— Begin DATA SHOWN —

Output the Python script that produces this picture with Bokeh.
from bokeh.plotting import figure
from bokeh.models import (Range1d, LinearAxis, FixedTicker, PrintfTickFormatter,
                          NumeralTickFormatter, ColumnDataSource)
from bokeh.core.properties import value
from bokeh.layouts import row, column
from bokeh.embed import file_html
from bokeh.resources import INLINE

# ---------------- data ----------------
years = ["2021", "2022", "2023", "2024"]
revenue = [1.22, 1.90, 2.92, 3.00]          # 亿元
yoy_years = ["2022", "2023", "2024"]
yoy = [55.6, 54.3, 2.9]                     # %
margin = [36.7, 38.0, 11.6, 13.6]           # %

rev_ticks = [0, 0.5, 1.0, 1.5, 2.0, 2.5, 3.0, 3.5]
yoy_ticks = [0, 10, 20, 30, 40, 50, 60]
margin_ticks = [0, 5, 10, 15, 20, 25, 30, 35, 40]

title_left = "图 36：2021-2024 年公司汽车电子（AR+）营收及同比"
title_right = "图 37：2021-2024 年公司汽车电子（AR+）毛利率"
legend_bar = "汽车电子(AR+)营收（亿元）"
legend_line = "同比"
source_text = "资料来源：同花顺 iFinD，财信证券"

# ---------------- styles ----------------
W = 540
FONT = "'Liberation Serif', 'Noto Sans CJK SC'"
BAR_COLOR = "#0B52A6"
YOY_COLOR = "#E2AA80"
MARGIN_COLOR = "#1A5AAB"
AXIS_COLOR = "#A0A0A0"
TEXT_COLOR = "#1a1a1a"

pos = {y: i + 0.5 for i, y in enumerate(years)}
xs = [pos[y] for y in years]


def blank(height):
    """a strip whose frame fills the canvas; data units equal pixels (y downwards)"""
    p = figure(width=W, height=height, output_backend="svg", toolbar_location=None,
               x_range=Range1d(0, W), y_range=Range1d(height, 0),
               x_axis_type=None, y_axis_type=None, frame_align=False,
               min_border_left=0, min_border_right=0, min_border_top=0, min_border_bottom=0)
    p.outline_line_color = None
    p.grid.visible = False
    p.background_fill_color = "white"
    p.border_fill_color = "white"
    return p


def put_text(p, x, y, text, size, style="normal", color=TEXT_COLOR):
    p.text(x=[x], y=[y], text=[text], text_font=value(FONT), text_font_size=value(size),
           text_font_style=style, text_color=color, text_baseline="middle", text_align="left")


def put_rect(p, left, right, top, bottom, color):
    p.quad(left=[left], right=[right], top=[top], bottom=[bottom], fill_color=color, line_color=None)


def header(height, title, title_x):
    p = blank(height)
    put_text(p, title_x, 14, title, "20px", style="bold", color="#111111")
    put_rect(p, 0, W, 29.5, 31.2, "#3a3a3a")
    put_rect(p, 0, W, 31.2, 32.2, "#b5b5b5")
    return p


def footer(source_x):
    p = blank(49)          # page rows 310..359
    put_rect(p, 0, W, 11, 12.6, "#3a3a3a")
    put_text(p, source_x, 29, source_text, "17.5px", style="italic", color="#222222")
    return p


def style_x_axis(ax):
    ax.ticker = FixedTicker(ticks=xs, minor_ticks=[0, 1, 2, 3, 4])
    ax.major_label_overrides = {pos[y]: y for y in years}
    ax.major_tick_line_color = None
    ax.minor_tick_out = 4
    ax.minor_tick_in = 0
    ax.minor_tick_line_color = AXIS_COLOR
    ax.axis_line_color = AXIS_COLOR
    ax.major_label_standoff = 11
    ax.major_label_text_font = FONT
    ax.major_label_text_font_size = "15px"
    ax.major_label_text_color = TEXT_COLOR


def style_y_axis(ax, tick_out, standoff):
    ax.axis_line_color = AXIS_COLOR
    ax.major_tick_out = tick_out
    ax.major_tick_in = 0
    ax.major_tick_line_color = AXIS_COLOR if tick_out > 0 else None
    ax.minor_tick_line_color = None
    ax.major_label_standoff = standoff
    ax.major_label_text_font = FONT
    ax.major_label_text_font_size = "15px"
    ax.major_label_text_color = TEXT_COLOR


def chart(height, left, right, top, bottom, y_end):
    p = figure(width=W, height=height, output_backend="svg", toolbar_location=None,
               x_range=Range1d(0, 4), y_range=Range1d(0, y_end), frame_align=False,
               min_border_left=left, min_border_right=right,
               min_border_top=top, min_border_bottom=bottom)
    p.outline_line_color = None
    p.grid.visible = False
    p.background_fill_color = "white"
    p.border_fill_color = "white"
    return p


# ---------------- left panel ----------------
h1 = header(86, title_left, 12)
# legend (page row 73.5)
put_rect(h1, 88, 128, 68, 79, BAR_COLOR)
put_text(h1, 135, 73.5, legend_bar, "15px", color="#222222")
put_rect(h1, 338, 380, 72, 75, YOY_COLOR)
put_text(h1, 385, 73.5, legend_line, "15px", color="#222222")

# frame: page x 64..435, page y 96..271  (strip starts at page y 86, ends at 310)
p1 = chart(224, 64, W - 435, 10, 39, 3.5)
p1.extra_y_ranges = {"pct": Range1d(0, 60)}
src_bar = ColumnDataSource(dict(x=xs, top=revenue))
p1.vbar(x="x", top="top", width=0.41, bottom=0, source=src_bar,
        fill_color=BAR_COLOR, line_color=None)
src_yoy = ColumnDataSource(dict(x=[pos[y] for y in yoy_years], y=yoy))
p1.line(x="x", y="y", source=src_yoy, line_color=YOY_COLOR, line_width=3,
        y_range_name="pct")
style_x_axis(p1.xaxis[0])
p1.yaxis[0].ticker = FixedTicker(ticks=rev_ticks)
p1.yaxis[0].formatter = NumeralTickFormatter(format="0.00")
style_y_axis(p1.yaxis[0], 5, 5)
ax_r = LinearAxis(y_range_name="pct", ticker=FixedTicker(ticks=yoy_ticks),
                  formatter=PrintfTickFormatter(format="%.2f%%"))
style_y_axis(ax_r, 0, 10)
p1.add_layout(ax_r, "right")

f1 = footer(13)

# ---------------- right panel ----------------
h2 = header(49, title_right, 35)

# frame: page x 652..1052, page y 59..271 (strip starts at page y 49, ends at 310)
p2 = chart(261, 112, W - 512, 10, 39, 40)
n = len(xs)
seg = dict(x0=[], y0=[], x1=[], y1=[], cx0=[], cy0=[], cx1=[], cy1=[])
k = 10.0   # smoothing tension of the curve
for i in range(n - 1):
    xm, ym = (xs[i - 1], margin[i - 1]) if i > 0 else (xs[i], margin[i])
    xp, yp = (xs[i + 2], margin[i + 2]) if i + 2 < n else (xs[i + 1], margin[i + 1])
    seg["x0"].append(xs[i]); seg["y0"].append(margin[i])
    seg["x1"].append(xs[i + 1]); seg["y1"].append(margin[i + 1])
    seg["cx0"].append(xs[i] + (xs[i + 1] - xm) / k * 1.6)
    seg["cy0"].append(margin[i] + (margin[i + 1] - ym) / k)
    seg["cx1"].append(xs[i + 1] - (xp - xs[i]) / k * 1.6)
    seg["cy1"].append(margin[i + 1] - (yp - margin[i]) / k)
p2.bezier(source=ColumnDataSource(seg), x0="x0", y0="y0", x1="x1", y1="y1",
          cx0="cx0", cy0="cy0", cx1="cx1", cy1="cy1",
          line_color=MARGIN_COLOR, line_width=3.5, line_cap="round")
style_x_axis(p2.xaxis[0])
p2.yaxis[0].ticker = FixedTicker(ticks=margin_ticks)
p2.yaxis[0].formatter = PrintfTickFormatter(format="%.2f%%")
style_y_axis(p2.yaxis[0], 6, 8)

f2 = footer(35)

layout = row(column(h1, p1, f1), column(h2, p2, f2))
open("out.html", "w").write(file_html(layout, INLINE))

— End DATA SHOWN —

- [DESCRIPTION OF THE TASK]
Every line above should be retyped exactly as given.

- [RESPONSE TO THE TASK]
Output the Python script that produces this picture with Bokeh.
from bokeh.plotting import figure
from bokeh.models import (Range1d, LinearAxis, FixedTicker, PrintfTickFormatter,
                          NumeralTickFormatter, ColumnDataSource)
from bokeh.core.properties import value
from bokeh.layouts import row, column
from bokeh.embed import file_html
from bokeh.resources import INLINE

# ---------------- data ----------------
years = ["2021", "2022", "2023", "2024"]
revenue = [1.22, 1.90, 2.92, 3.00]          # 亿元
yoy_years = ["2022", "2023", "2024"]
yoy = [55.6, 54.3, 2.9]                     # %
margin = [36.7, 38.0, 11.6, 13.6]           # %

rev_ticks = [0, 0.5, 1.0, 1.5, 2.0, 2.5, 3.0, 3.5]
yoy_ticks = [0, 10, 20, 30, 40, 50, 60]
margin_ticks = [0, 5, 10, 15, 20, 25, 30, 35, 40]

title_left = "图 36：2021-2024 年公司汽车电子（AR+）营收及同比"
title_right = "图 37：2021-2024 年公司汽车电子（AR+）毛利率"
legend_bar = "汽车电子(AR+)营收（亿元）"
legend_line = "同比"
source_text = "资料来源：同花顺 iFinD，财信证券"

# ---------------- styles ----------------
W = 540
FONT = "'Liberation Serif', 'Noto Sans CJK SC'"
BAR_COLOR = "#0B52A6"
YOY_COLOR = "#E2AA80"
MARGIN_COLOR = "#1A5AAB"
AXIS_COLOR = "#A0A0A0"
TEXT_COLOR = "#1a1a1a"

pos = {y: i + 0.5 for i, y in enumerate(years)}
xs = [pos[y] for y in years]


def blank(height):
    """a strip whose frame fills the canvas; data units equal pixels (y downwards)"""
    p = figure(width=W, height=height, output_backend="svg", toolbar_location=None,
               x_range=Range1d(0, W), y_range=Range1d(height, 0),
               x_axis_type=None, y_axis_type=None, frame_align=False,
               min_border_left=0, min_border_right=0, min_border_top=0, min_border_bottom=0)
    p.outline_line_color = None
    p.grid.visible = False
    p.background_fill_color = "white"
    p.border_fill_color = "white"
    return p


def put_text(p, x, y, text, size, style="normal", color=TEXT_COLOR):
    p.text(x=[x], y=[y], text=[text], text_font=value(FONT), text_font_size=value(size),
           text_font_style=style, text_color=color, text_baseline="middle", text_align="left")


def put_rect(p, left, right, top, bottom, color):
    p.quad(left=[left], right=[right], top=[top], bottom=[bottom], fill_color=color, line_color=None)


def header(height, title, title_x):
    p = blank(height)
    put_text(p, title_x, 14, title, "20px", style="bold", color="#111111")
    put_rect(p, 0, W, 29.5, 31.2, "#3a3a3a")
    put_rect(p, 0, W, 31.2, 32.2, "#b5b5b5")
    return p


def footer(source_x):
    p = blank(49)          # page rows 310..359
    put_rect(p, 0, W, 11, 12.6, "#3a3a3a")
    put_text(p, source_x, 29, source_text, "17.5px", style="italic", color="#222222")
    return p


def style_x_axis(ax):
    ax.ticker = FixedTicker(ticks=xs, minor_ticks=[0, 1, 2, 3, 4])
    ax.major_label_overrides = {pos[y]: y for y in years}
    ax.major_tick_line_color = None
    ax.minor_tick_out = 4
    ax.minor_tick_in = 0
    ax.minor_tick_line_color = AXIS_COLOR
    ax.axis_line_color = AXIS_COLOR
    ax.major_label_standoff = 11
    ax.major_label_text_font = FONT
    ax.major_label_text_font_size = "15px"
    ax.major_label_text_color = TEXT_COLOR


def style_y_axis(ax, tick_out, standoff):
    ax.axis_line_color = AXIS_COLOR
    ax.major_tick_out = tick_out
    ax.major_tick_in = 0
    ax.major_tick_line_color = AXIS_COLOR if tick_out > 0 else None
    ax.minor_tick_line_color = None
    ax.major_label_standoff = standoff
    ax.major_label_text_font = FONT
    ax.major_label_text_font_size = "15px"
    ax.major_label_text_color = TEXT_COLOR


def chart(height, left, right, top, bottom, y_end):
    p = figure(width=W, height=height, output_backend="svg", toolbar_location=None,
               x_range=Range1d(0, 4), y_range=Range1d(0, y_end), frame_align=False,
               min_border_left=left, min_border_right=right,
               min_border_top=top, min_border_bottom=bottom)
    p.outline_line_color = None
    p.grid.visible = False
    p.background_fill_color = "white"
    p.border_fill_color = "white"
    return p


# ---------------- left panel ----------------
h1 = header(86, title_left, 12)
# legend (page row 73.5)
put_rect(h1, 88, 128, 68, 79, BAR_COLOR)
put_text(h1, 135, 73.5, legend_bar, "15px", color="#222222")
put_rect(h1, 338, 380, 72, 75, YOY_COLOR)
put_text(h1, 385, 73.5, legend_line, "15px", color="#222222")

# frame: page x 64..435, page y 96..271  (strip starts at page y 86, ends at 310)
p1 = chart(224, 64, W - 435, 10, 39, 3.5)
p1.extra_y_ranges = {"pct": Range1d(0, 60)}
src_bar = ColumnDataSource(dict(x=xs, top=revenue))
p1.vbar(x="x", top="top", width=0.41, bottom=0, source=src_bar,
        fill_color=BAR_COLOR, line_color=None)
src_yoy = ColumnDataSource(dict(x=[pos[y] for y in yoy_years], y=yoy))
p1.line(x="x", y="y", source=src_yoy, line_color=YOY_COLOR, line_width=3,
        y_range_name="pct")
style_x_axis(p1.xaxis[0])
p1.yaxis[0].ticker = FixedTicker(ticks=rev_ticks)
p1.yaxis[0].formatter = NumeralTickFormatter(format="0.00")
style_y_axis(p1.yaxis[0], 5, 5)
ax_r = LinearAxis(y_range_name="pct", ticker=FixedTicker(ticks=yoy_ticks),
                  formatter=PrintfTickFormatter(format="%.2f%%"))
style_y_axis(ax_r, 0, 10)
p1.add_layout(ax_r, "right")

f1 = footer(13)

# ---------------- right panel ----------------
h2 = header(49, title_right, 35)

# frame: page x 652..1052, page y 59..271 (strip starts at page y 49, ends at 310)
p2 = chart(261, 112, W - 512, 10, 39, 40)
n = len(xs)
seg = dict(x0=[], y0=[], x1=[], y1=[], cx0=[], cy0=[], cx1=[], cy1=[])
k = 10.0   # smoothing tension of the curve
for i in range(n - 1):
    xm, ym = (xs[i - 1], margin[i - 1]) if i > 0 else (xs[i], margin[i])
    xp, yp = (xs[i + 2], margin[i + 2]) if i + 2 < n else (xs[i + 1], margin[i + 1])
    seg["x0"].append(xs[i]); seg["y0"].append(margin[i])
    seg["x1"].append(xs[i + 1]); seg["y1"].append(margin[i + 1])
    seg["cx0"].append(xs[i] + (xs[i + 1] - xm) / k * 1.6)
    seg["cy0"].append(margin[i] + (margin[i + 1] - ym) / k)
    seg["cx1"].append(xs[i + 1] - (xp - xs[i]) / k * 1.6)
    seg["cy1"].append(margin[i + 1] - (yp - margin[i]) / k)
p2.bezier(source=ColumnDataSource(seg), x0="x0", y0="y0", x1="x1", y1="y1",
          cx0="cx0", cy0="cy0", cx1="cx1", cy1="cy1",
          line_color=MARGIN_COLOR, line_width=3.5, line_cap="round")
style_x_axis(p2.xaxis[0])
p2.yaxis[0].ticker = FixedTicker(ticks=margin_ticks)
p2.yaxis[0].formatter = PrintfTickFormatter(format="%.2f%%")
style_y_axis(p2.yaxis[0], 6, 8)

f2 = footer(35)

layout = row(column(h1, p1, f1), column(h2, p2, f2))
open("out.html", "w").write(file_html(layout, INLINE))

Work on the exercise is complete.